De su padre no sabía nada de nada, salvo que se llamaba Cola, que se había ido a América cuando él aún estaba en la barriga de su madre, y que ya no había vuelto a dar señales de vida, ni buenas ni malas. Entonces su madre había vendido la casa en la que vivían en el pueblo, de una sola habitación -total, los braceros no necesitan techo, duermen al raso, bajo las estrellas, y, si llueve, se refugian debajo de los árboles-, y se había metido el dinero en un pañuelo apretado en la pechera. Al final de cada semana, sacaba el pañuelo y guardaba el dinero de la paga que había conseguido economizar.
La cuadrilla de braceros a la que pertenecían Gnazio y su madre, porque Gnazio había empezado a trabajar a los cinco años por un cuarto de paga, estaba al mando del tío Japico Prestia, que los llamaba a todos "piojos". A los siete años, al oír que lo llamaban "piojo", Gnazio se enfadó.
-Usted, señor Japico, debe llamarme Gnazio, yo no soy un piojo.

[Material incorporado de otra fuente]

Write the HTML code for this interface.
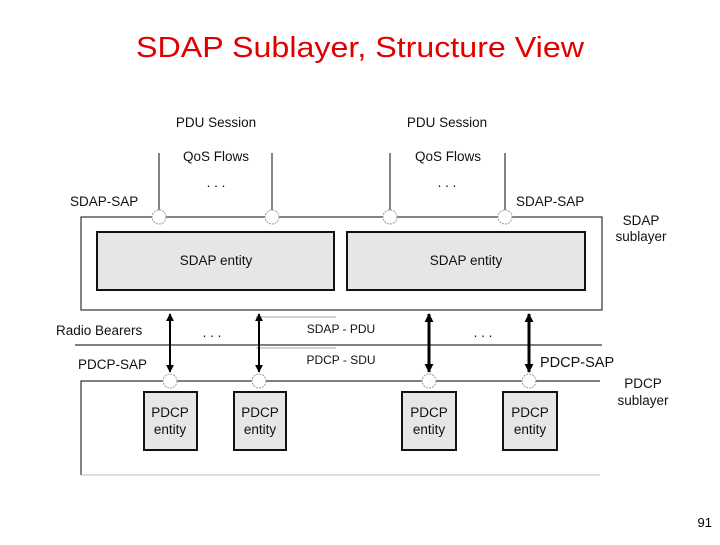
<!DOCTYPE html>
<html><head><style>
body{margin:0;background:#fff;}
</style></head><body>
<svg width="720" height="540" xmlns="http://www.w3.org/2000/svg" font-family="Liberation Sans, sans-serif">
<defs>
<marker id="a" viewBox="0 0 10 10" refX="9" refY="5" markerWidth="4" markerHeight="5" orient="auto-start-reverse"><path d="M0,0L10,5L0,10z" fill="#000"/></marker>
<marker id="b" viewBox="0 0 10 10" refX="9" refY="5" markerWidth="3" markerHeight="3" orient="auto-start-reverse"><path d="M0,0L10,5L0,10z" fill="#000"/></marker>
</defs>
<text x="136" y="57" font-size="29" fill="#e00000" textLength="448" lengthAdjust="spacingAndGlyphs">SDAP Sublayer, Structure View</text>
<g font-size="13.5" fill="#111">
<text x="216" y="127" text-anchor="middle">PDU Session</text>
<text x="447" y="127" text-anchor="middle">PDU Session</text>
<text x="216" y="161" text-anchor="middle">QoS Flows</text>
<text x="448" y="161" text-anchor="middle">QoS Flows</text>
<text x="216" y="187" text-anchor="middle">. . .</text>
<text x="447" y="187" text-anchor="middle">. . .</text>
<text x="70" y="206">SDAP-SAP</text>
<text x="516" y="206">SDAP-SAP</text>
<text x="641" y="225" text-anchor="middle">SDAP</text>
<text x="641" y="241" text-anchor="middle">sublayer</text>
<text x="56" y="335">Radio Bearers</text>
<text x="212" y="337" text-anchor="middle">. . .</text>
<text x="483" y="337" text-anchor="middle">. . .</text>
<text x="78" y="369">PDCP-SAP</text>
<text x="540" y="367" font-size="14.5">PDCP-SAP</text>
<text x="643" y="388" text-anchor="middle">PDCP</text>
<text x="643" y="405" text-anchor="middle">sublayer</text>
<text x="341" y="333" text-anchor="middle" font-size="12">SDAP - PDU</text>
<text x="341" y="364" text-anchor="middle" font-size="12">PDCP - SDU</text>
</g>
<g stroke="#333" stroke-width="1.2" fill="none">
<line x1="159" y1="153" x2="159" y2="210"/><line x1="272" y1="153" x2="272" y2="210"/>
<line x1="390" y1="153" x2="390" y2="210"/><line x1="505" y1="153" x2="505" y2="210"/>
<rect x="81" y="217" width="521" height="93"/>
<line x1="75" y1="345" x2="602" y2="345"/>
<path d="M600,381H81V475"/>
</g>
<line x1="81" y1="475" x2="600" y2="475" stroke="#bbb"/>
<line x1="256" y1="317" x2="336" y2="317" stroke="#aaa"/>
<line x1="256" y1="348" x2="336" y2="348" stroke="#aaa"/>
<g fill="#e6e6e6" stroke="#111" stroke-width="2">
<rect x="97" y="232" width="237" height="58"/><rect x="347" y="232" width="238" height="58"/>
<rect x="144" y="392" width="53" height="58"/><rect x="234" y="392" width="52" height="58"/>
<rect x="402" y="392" width="54" height="58"/><rect x="503" y="392" width="54" height="58"/>
</g>
<g font-size="13.5" fill="#111" text-anchor="middle">
<text x="216" y="265">SDAP entity</text><text x="466" y="265">SDAP entity</text>
<text x="170" y="417">PDCP</text><text x="170" y="434">entity</text>
<text x="260" y="417">PDCP</text><text x="260" y="434">entity</text>
<text x="429" y="417">PDCP</text><text x="429" y="434">entity</text>
<text x="530" y="417">PDCP</text><text x="530" y="434">entity</text>
</g>
<g fill="#fff" stroke="#999" stroke-dasharray="2,1">
<circle cx="159" cy="217" r="7"/><circle cx="272" cy="217" r="7"/><circle cx="390" cy="217" r="7"/><circle cx="505" cy="217" r="7"/>
<circle cx="170" cy="381" r="7"/><circle cx="259" cy="381" r="7"/><circle cx="429" cy="381" r="7"/><circle cx="529" cy="381" r="7"/>
</g>
<g stroke="#000">
<line x1="170" y1="314" x2="170" y2="372" stroke-width="2" marker-start="url(#a)" marker-end="url(#a)"/>
<line x1="259" y1="314" x2="259" y2="372" stroke-width="2" marker-start="url(#a)" marker-end="url(#a)"/>
<line x1="429" y1="314" x2="429" y2="372" stroke-width="3" marker-start="url(#b)" marker-end="url(#b)"/>
<line x1="529" y1="314" x2="529" y2="372" stroke-width="3" marker-start="url(#b)" marker-end="url(#b)"/>
</g>
<text x="712" y="527" text-anchor="end" font-size="13">91</text>
</svg>
</body></html>
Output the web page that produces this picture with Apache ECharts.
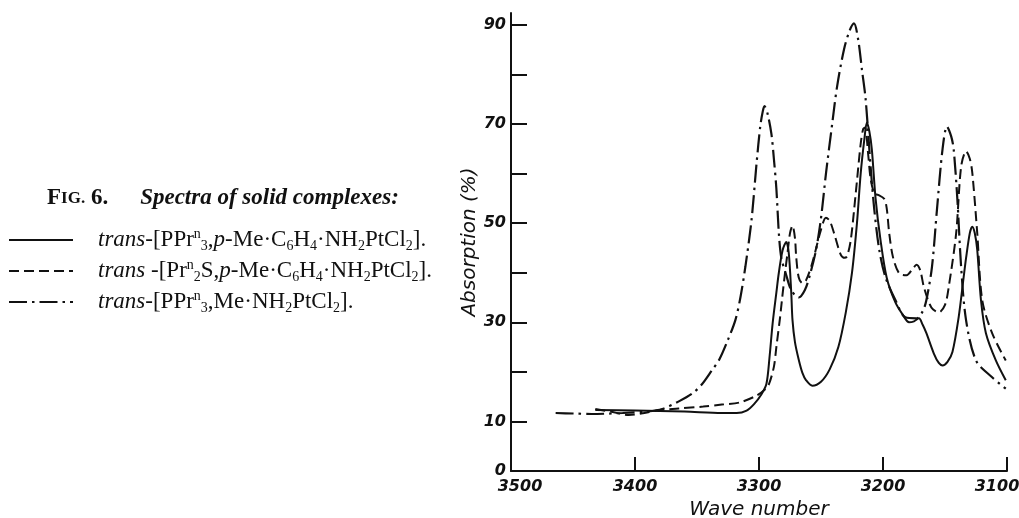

-¿Te ofendes porque te llamo así?
-Sí.
-Te equivocas. Esta tarde te lo explicaré.
Cuando tenía ganas, el tío Japico, una vez terminado el trabajo y antes de que anocheciera, se ponía a contar historias y todos se reunían para escucharlo. Por eso aquella tarde contó la historia de Noé y el piojo.
-Cuando el Señor Dios se cansó de los hombres, que se hacían siempre la guerra y se mataban sin cesar, decidió borrarlos de la faz de la Tierra con el diluvio universal. Y de esa extinción habló con Noé, que era el único hombre honesto y bueno que había. Pero Noé le hizo notar que, junto con los hombres, morirían también todas las bestias, que no tenían la culpa del desdén del Señor. Entonces el Señor le dijo que fabricara una barca de madera, llamada arca, y que hiciera entrar en ella una pareja, un macho y una hembra, de todos los animales. Así, el arca flotaría y después, pasado el diluvio, los animales habrían podido procrear. Noé también obtuvo permiso para llevar en el arca a su mujer y a sus tres hijos, y luego preguntó al Señor cómo conseguiría advertir a todos los animales del mundo. El Señor le dijo que ya lo pensaría él. En resumen, para hacerlo breve, cuando todos los animales entraron, empezó el diluvio. Tres días después, una noche, mientras todos dormían, Noé oyó una vocecita en su oído:
»-¡Patriarca Noé! ¡Patriarca Noé!
»-¿Quién es?
»-Somos dos piojos, marido y mujer.
»-¿Piojos? -¿y qué eran? Noé nunca los había oído nombrar-. Y ¿dónde estáis, que no os veo?
»-En tu cabeza, en medio de tu pelo.
»-Y ¿qué hacéis?
»-Patriarca, el Señor Dios se olvidó de advertirnos del diluvio. Pero nosotros nos enteramos y trepamos a ti.
»-¿Y de qué vivís, piojos?
»-Vivimos de la suciedad que hay en la cabeza del hombre.
»-¡Podéis moriros de hambre! ¡Yo me lavo el pelo todos los días!
»-¡Ah, no, patriarca! ¡Te comprometiste a salvar a todos los animales! ¡Nosotros tenemos tanto derecho a alimentarnos como las demás bestias! ¡Por tanto, desde ahora y mientras dure el diluvio, no debes lavarte!
»¿Y sabéis por qué, muchachos, el Señor Dios se había olvidado de advertir a los piojos? Porque los piojos son como los temporeros, que hasta Dios se olvida de que existen.
Cuando oyó el cuento del tío Japico, Gnazio juró que en cuanto pudiera cambiaría de oficio.
Tenía diecinueve años cuando su madre murió porque nadie le hizo caso cuando le picó una víbora. En el pañuelo en que su madre tenía los ahorros encontró más dinero del que se esperaba y entonces decidió partir él también a América.